DATA FOR THIS TASK:

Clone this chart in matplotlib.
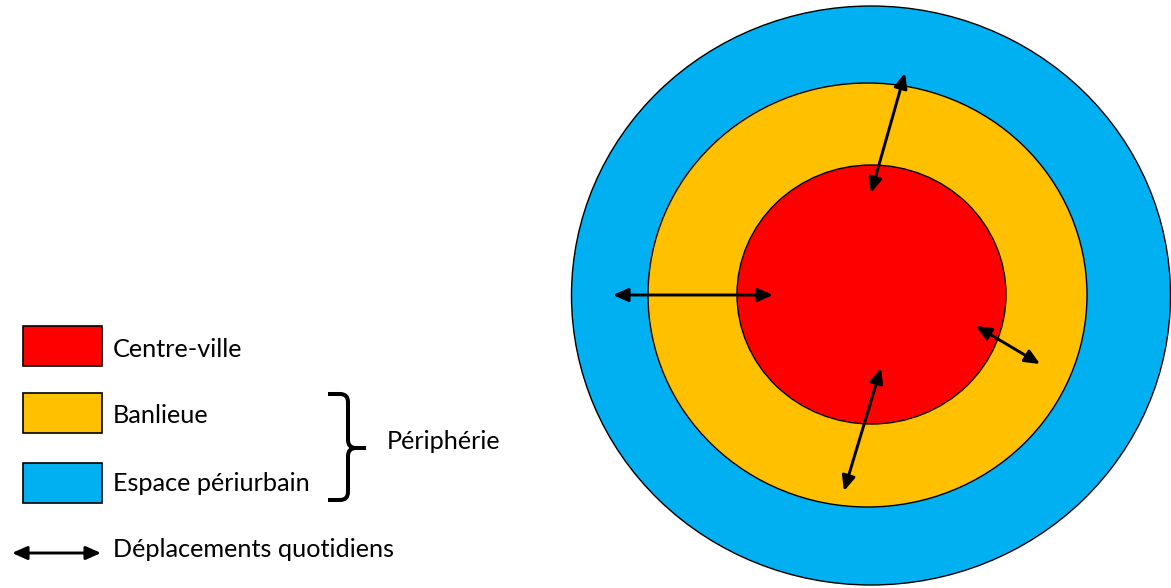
import matplotlib
matplotlib.use("Agg")
import matplotlib.pyplot as plt
from matplotlib.patches import Ellipse, Rectangle, FancyArrowPatch, PathPatch
from matplotlib.path import Path

# ---- data ----
zone_labels = ["Centre-ville", "Banlieue", "Espace périurbain"]
zone_colors = ["#FF0000", "#FFC000", "#00B0F0"]
# concentric zones: centre x, centre y, half-width, half-height
zone_cx = [871.5, 867.5, 871.0]
zone_cy = [294.5, 295.0, 295.5]
zone_rx = [134.5, 219.5, 299.5]
zone_ry = [129.5, 212.0, 289.5]
group_label = "Périphérie"
arrow_label = "Déplacements quotidiens"
# daily commute arrows: (x1, y1, x2, y2)
arrow_start_x = [871, 613, 976, 881]
arrow_start_y = [193, 295, 326, 368]
arrow_end_x = [905, 773, 1040, 844]
arrow_end_y = [73, 295, 364, 491]

plt.rcParams["font.family"] = ["Lato", "DejaVu Sans"]

W, H = 1171, 588
fig = plt.figure(figsize=(W / 100, H / 100), dpi=100)
ax = fig.add_axes([0, 0, 1, 1])
ax.set_xlim(0, W)
ax.set_ylim(H, 0)
ax.axis("off")

# zones, outermost first
for i in reversed(range(len(zone_labels))):
    ax.add_patch(Ellipse((zone_cx[i], zone_cy[i]), 2 * zone_rx[i], 2 * zone_ry[i],
                         facecolor=zone_colors[i], edgecolor="black", lw=1.0, zorder=1 + (2 - i)))

def darrow(x1, y1, x2, y2):
    ax.add_patch(FancyArrowPatch((x1, y1), (x2, y2),
                                 arrowstyle="<|-|>,head_length=0.9,head_width=0.4",
                                 mutation_scale=10, lw=2.1, color="black",
                                 shrinkA=0, shrinkB=0, zorder=10))

for x1, y1, x2, y2 in zip(arrow_start_x, arrow_start_y, arrow_end_x, arrow_end_y):
    darrow(x1, y1, x2, y2)

FS = 18.2
# legend boxes
box_top = [326, 393, 463]
text_base = [357, 423, 491]
for i, lab in enumerate(zone_labels):
    ax.add_patch(Rectangle((23, box_top[i]), 79, 40, facecolor=zone_colors[i],
                           edgecolor="black", lw=1.2, zorder=5))
    ax.text(113, text_base[i], lab, fontsize=FS, va="baseline", ha="left", color="black")

# brace
verts = [(328, 394), (340, 394), (348, 394), (348, 402), (348, 440),
         (348, 448), (356, 448), (366, 448),
         (356, 448), (348, 448), (348, 456), (348, 492),
         (348, 500), (340, 500), (328, 500)]
codes = [Path.MOVETO, Path.LINETO, Path.CURVE3, Path.CURVE3, Path.LINETO,
         Path.CURVE3, Path.CURVE3, Path.LINETO,
         Path.MOVETO, Path.CURVE3, Path.CURVE3, Path.LINETO,
         Path.CURVE3, Path.CURVE3, Path.LINETO]
ax.add_patch(PathPatch(Path(verts, codes), facecolor="none", edgecolor="black",
                       lw=2.9, capstyle="butt", joinstyle="round", zorder=5))
ax.text(387, 449, group_label, fontsize=FS, va="baseline", ha="left", color="black")

darrow(12, 553, 101, 553)
ax.text(113, 557, arrow_label, fontsize=FS, va="baseline", ha="left", color="black")

fig.savefig("out.png", dpi=100)
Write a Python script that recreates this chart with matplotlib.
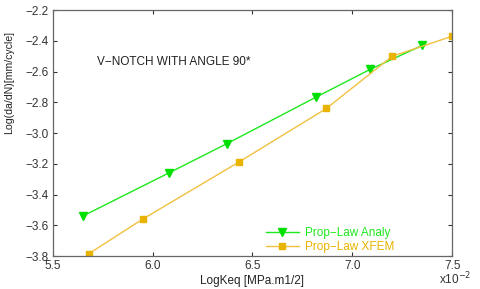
import matplotlib
matplotlib.use('Agg')
import matplotlib.pyplot as plt

# data
analy_x = [5.65, 6.08, 6.37, 6.82, 7.09, 7.35]
analy_y = [-3.54, -3.26, -3.07, -2.765, -2.585, -2.43]
xfem_x = [5.68, 5.95, 6.43, 6.87, 7.20, 7.50]
xfem_y = [-3.785, -3.56, -3.19, -2.84, -2.50, -2.37]

x_ticks = [5.5, 6.0, 6.5, 7.0, 7.5]
y_ticks = [-3.8, -3.6, -3.4, -3.2, -3.0, -2.8, -2.6, -2.4, -2.2]

green = '#1ee81e'
gold = '#e8b400'
gold_line = '#f0c040'
fs = 8.5

plt.rcParams['font.family'] = ['Liberation Sans', 'DejaVu Sans']

fig = plt.figure(figsize=(4.8, 2.89), dpi=100)
ax = fig.add_axes([0.110, 0.114, 0.832, 0.851])

ax.plot(analy_x, analy_y, color=green, linewidth=1.0, marker='v',
        markersize=6, markerfacecolor='#00e000', markeredgecolor='#00e000',
        label='Prop\u2212Law Analy')
ax.plot(xfem_x, xfem_y, color=gold_line, linewidth=1.0, marker='s',
        markersize=5, markerfacecolor=gold, markeredgecolor=gold,
        label='Prop\u2212Law XFEM')

ax.set_xlim(5.5, 7.5)
ax.set_ylim(-3.8, -2.2)
ax.set_xticks(x_ticks)
ax.set_xticklabels([f'{v:.1f}' for v in x_ticks])
ax.set_yticks(y_ticks)
ax.set_yticklabels([f'{v:.1f}'.replace('-', '\u2212') for v in y_ticks])
ax.tick_params(direction='in', top=True, right=True, length=3, width=0.8,
               labelsize=fs, colors='#333333', pad=3)
for sp in ax.spines.values():
    sp.set_color('#666666')
    sp.set_linewidth(0.9)

ax.set_xlabel('LogKeq [MPa.m1/2]', fontsize=fs, color='#222222', labelpad=2)
ax.set_ylabel('Log(da/dN)[mm/cycle]', fontsize=7.6, color='#222222')
ax.yaxis.set_label_coords(-0.097, 0.705)

ax.text(5.72, -2.538, 'V\u2212NOTCH WITH ANGLE 90*', fontsize=fs,
        color='#222222', va='center', ha='left')

fig.text(0.948, 0.005, r'x10$^{-2}$', fontsize=fs, color='#333333',
         ha='center', va='bottom')

leg = ax.legend(loc='lower left', bbox_to_anchor=(0.515, -0.015), fontsize=fs,
                frameon=False, handlelength=2.8, handletextpad=0.5,
                labelspacing=0.1, borderaxespad=0.2)
for txt, c in zip(leg.get_texts(), [green, gold]):
    txt.set_color(c)

fig.savefig('out.png', dpi=100)
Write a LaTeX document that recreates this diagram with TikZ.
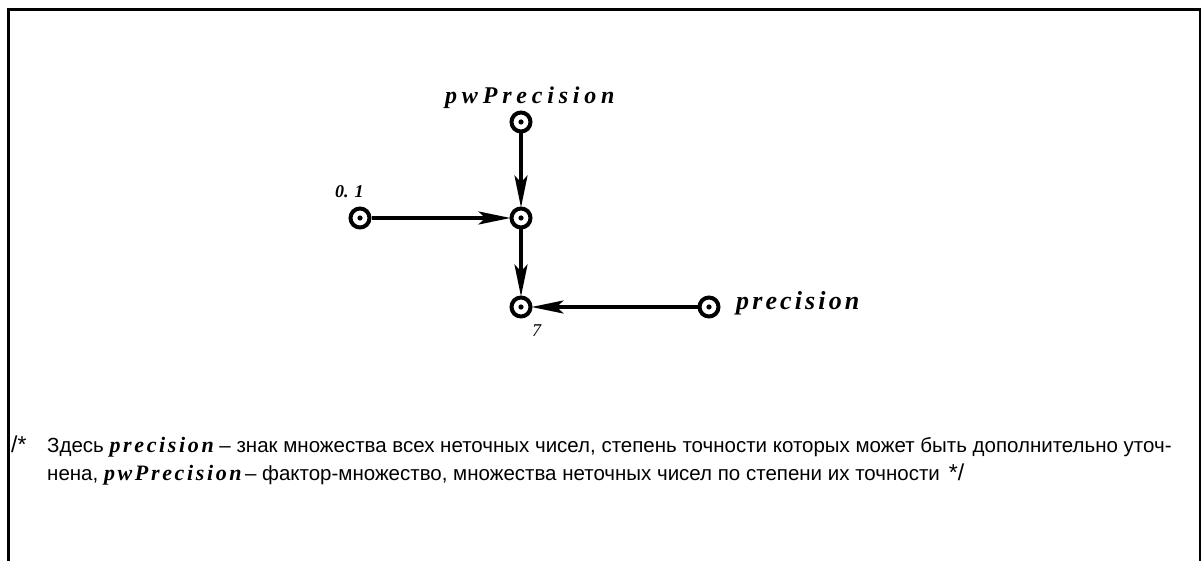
\documentclass[tikz,border=0pt]{standalone}
\usepackage{fontspec}
\setmainfont{Liberation Sans}
\newfontfamily\lserif{Liberation Serif}
\newfontfamily\lserifwide{Liberation Serif}[LetterSpace=20]
\newfontfamily\lserifmid{Liberation Serif}[LetterSpace=12]
% identifiers set inside the running text
\newcommand\ident[1]{{\lserifmid\bfseries\itshape\fontsize{22}{22}\selectfont #1}}
% comment delimiters, set a little larger than the text
\newcommand\cdelim[1]{{\fontsize{23}{24}\selectfont #1}}
\usetikzlibrary{arrows.meta}
\begin{document}
\begin{tikzpicture}[x=1pt,y=-1pt,
  dotnode/.style={circle,draw,line width=4pt,minimum size=19pt,inner sep=0pt,
    path picture={\fill (path picture bounding box.center) circle (2.6pt);}},
  lbl/.style={inner sep=0pt,anchor=base west},
  conn/.style={line width=3.5pt,-{Stealth[length=32pt,width=13pt,inset=7pt]},shorten >=-1pt},
  frame/.style={line width=2.5pt},
  txt/.style={anchor=base west,inner sep=0pt,font=\fontsize{20.5}{24}\selectfont}]
\useasboundingbox (0,0) rectangle (1202,561);
% open frame
\draw[frame] (8.3,561) -- (8.3,9.5) -- (1200,9.5) -- (1200,561);
% nodes
\node[dotnode] (pw) at (521,122) {};
\node[dotnode] (c) at (521,218) {};
\node[dotnode] (z) at (360,218) {};
\node[dotnode] (s) at (521,307) {};
\node[dotnode] (p) at (709,307) {};
% labels
\node[lbl,font=\lserifwide\bfseries\itshape\fontsize{24}{26}\selectfont] (lpw) at (445,104) {pwPrecision};
\node[lbl,font=\lserif\bfseries\itshape\fontsize{18}{20}\selectfont] (lz) at (335,198) {0.\,\,1};
\node[lbl,font=\lserifmid\bfseries\itshape\fontsize{26}{28}\selectfont] (lp) at (736,310) {precision};
\node[lbl,font=\lserif\itshape\fontsize{18}{20}\selectfont] (ls) at (532,337) {7};
% connectors
\draw[conn] (pw) -- (c);
\draw[conn] (z) -- (c);
\draw[conn] (c) -- (s);
\draw[conn] (p) -- (s);
% comment text
\node[txt] (t0) at (11,452) {\cdelim{/*}};
\node[txt] (t1) at (47,452)
  {Здесь \ident{precision} – знак множества всех неточных чисел, степень точности которых может быть дополнительно уточ-};
\node[txt] (t2) at (47,480)
  {нена, \ident{pwPrecision}\,– фактор-множество, множества неточных чисел по степени их точности\hspace{9pt}\cdelim{*/}};
\end{tikzpicture}
\end{document}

GIVEN EXERCISE:
Transcribe exactly, please, the lines between the start of the records above and the line holding "from matplotlib.path import Path", counting both of those lines and omitting pictures.

FINAL RESULT:
Clone this chart in matplotlib.
import matplotlib
matplotlib.use("Agg")
import matplotlib.pyplot as plt
from matplotlib.patches import Ellipse, Rectangle, FancyArrowPatch, PathPatch
from matplotlib.path import Path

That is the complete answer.